_EXERCISE DETAILS_
Quote the listing in full, exactly as given, minus any pictures.

_DATASET EXCERPT_
----

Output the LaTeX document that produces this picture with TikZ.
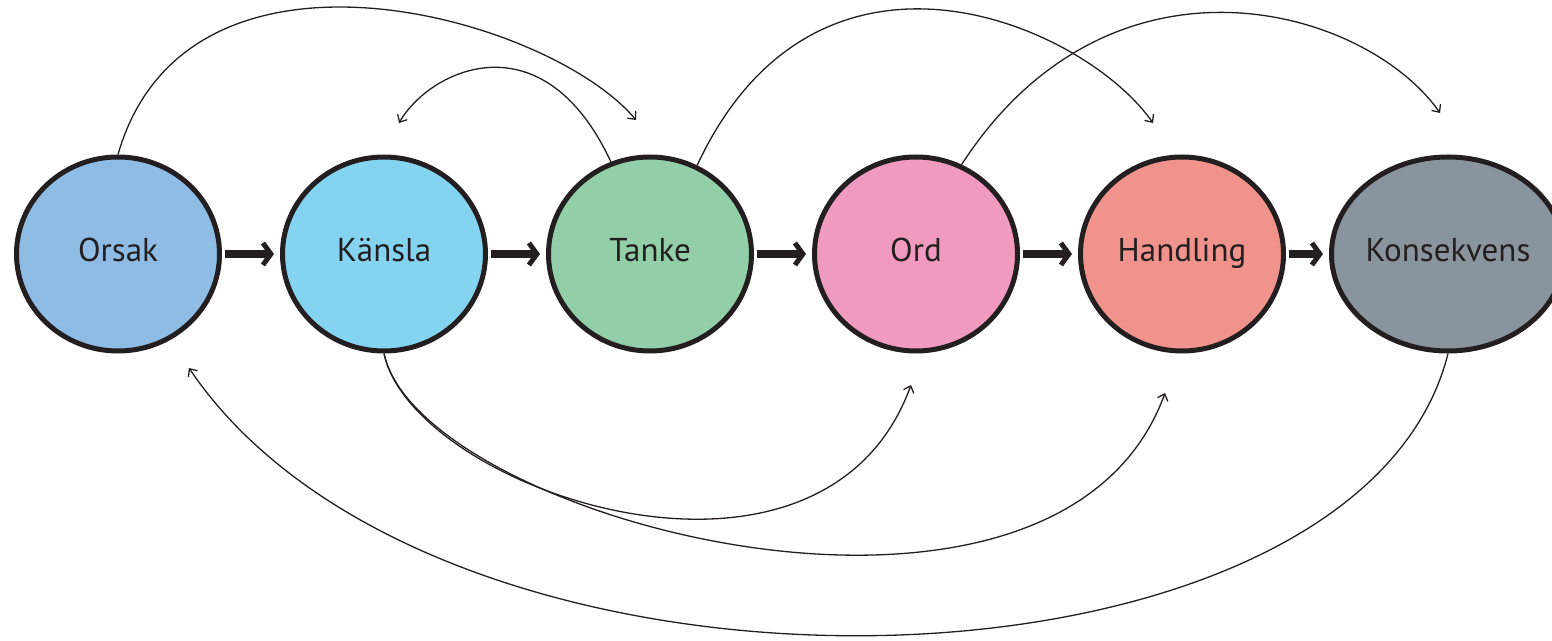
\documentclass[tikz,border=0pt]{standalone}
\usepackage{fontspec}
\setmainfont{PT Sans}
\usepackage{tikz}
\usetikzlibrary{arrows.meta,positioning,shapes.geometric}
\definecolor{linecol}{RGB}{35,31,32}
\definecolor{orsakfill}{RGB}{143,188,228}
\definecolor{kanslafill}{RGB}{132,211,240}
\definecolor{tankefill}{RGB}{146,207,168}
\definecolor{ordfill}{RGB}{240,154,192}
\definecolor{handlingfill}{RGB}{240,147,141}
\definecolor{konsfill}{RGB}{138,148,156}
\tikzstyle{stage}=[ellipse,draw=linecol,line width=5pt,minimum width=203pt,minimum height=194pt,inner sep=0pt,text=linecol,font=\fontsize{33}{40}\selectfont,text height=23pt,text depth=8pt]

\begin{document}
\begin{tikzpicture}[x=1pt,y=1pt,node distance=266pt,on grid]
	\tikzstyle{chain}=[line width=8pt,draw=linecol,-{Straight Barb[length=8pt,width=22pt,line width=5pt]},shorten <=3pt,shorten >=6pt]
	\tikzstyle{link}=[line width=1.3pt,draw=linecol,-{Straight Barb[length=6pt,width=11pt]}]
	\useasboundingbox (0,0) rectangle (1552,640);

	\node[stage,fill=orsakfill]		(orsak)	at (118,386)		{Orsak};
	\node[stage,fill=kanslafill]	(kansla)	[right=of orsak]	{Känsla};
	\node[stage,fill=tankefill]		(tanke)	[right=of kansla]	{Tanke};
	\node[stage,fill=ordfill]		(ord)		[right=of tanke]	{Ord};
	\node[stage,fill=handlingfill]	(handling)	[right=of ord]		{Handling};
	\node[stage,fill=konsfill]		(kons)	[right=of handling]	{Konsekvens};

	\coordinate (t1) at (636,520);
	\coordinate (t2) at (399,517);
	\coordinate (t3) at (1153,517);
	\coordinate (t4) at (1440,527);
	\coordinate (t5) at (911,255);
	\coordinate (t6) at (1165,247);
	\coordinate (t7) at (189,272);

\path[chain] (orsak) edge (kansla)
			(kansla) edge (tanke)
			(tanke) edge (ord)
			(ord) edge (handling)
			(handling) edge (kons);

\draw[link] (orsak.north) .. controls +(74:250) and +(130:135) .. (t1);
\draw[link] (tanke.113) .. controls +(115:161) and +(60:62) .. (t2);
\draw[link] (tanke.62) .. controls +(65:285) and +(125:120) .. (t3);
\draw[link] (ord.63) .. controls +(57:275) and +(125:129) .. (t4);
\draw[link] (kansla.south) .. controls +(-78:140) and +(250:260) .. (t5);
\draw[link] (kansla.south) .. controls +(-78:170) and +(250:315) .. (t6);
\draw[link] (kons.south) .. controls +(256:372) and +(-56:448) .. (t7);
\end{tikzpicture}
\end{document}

----

_TASK RESULT_
Output the LaTeX document that produces this picture with TikZ.
\documentclass[tikz,border=0pt]{standalone}
\usepackage{fontspec}
\setmainfont{PT Sans}
\usepackage{tikz}
\usetikzlibrary{arrows.meta,positioning,shapes.geometric}
\definecolor{linecol}{RGB}{35,31,32}
\definecolor{orsakfill}{RGB}{143,188,228}
\definecolor{kanslafill}{RGB}{132,211,240}
\definecolor{tankefill}{RGB}{146,207,168}
\definecolor{ordfill}{RGB}{240,154,192}
\definecolor{handlingfill}{RGB}{240,147,141}
\definecolor{konsfill}{RGB}{138,148,156}
\tikzstyle{stage}=[ellipse,draw=linecol,line width=5pt,minimum width=203pt,minimum height=194pt,inner sep=0pt,text=linecol,font=\fontsize{33}{40}\selectfont,text height=23pt,text depth=8pt]

\begin{document}
\begin{tikzpicture}[x=1pt,y=1pt,node distance=266pt,on grid]
	\tikzstyle{chain}=[line width=8pt,draw=linecol,-{Straight Barb[length=8pt,width=22pt,line width=5pt]},shorten <=3pt,shorten >=6pt]
	\tikzstyle{link}=[line width=1.3pt,draw=linecol,-{Straight Barb[length=6pt,width=11pt]}]
	\useasboundingbox (0,0) rectangle (1552,640);

	\node[stage,fill=orsakfill]		(orsak)	at (118,386)		{Orsak};
	\node[stage,fill=kanslafill]	(kansla)	[right=of orsak]	{Känsla};
	\node[stage,fill=tankefill]		(tanke)	[right=of kansla]	{Tanke};
	\node[stage,fill=ordfill]		(ord)		[right=of tanke]	{Ord};
	\node[stage,fill=handlingfill]	(handling)	[right=of ord]		{Handling};
	\node[stage,fill=konsfill]		(kons)	[right=of handling]	{Konsekvens};

	\coordinate (t1) at (636,520);
	\coordinate (t2) at (399,517);
	\coordinate (t3) at (1153,517);
	\coordinate (t4) at (1440,527);
	\coordinate (t5) at (911,255);
	\coordinate (t6) at (1165,247);
	\coordinate (t7) at (189,272);

\path[chain] (orsak) edge (kansla)
			(kansla) edge (tanke)
			(tanke) edge (ord)
			(ord) edge (handling)
			(handling) edge (kons);

\draw[link] (orsak.north) .. controls +(74:250) and +(130:135) .. (t1);
\draw[link] (tanke.113) .. controls +(115:161) and +(60:62) .. (t2);
\draw[link] (tanke.62) .. controls +(65:285) and +(125:120) .. (t3);
\draw[link] (ord.63) .. controls +(57:275) and +(125:129) .. (t4);
\draw[link] (kansla.south) .. controls +(-78:140) and +(250:260) .. (t5);
\draw[link] (kansla.south) .. controls +(-78:170) and +(250:315) .. (t6);
\draw[link] (kons.south) .. controls +(256:372) and +(-56:448) .. (t7);
\end{tikzpicture}
\end{document}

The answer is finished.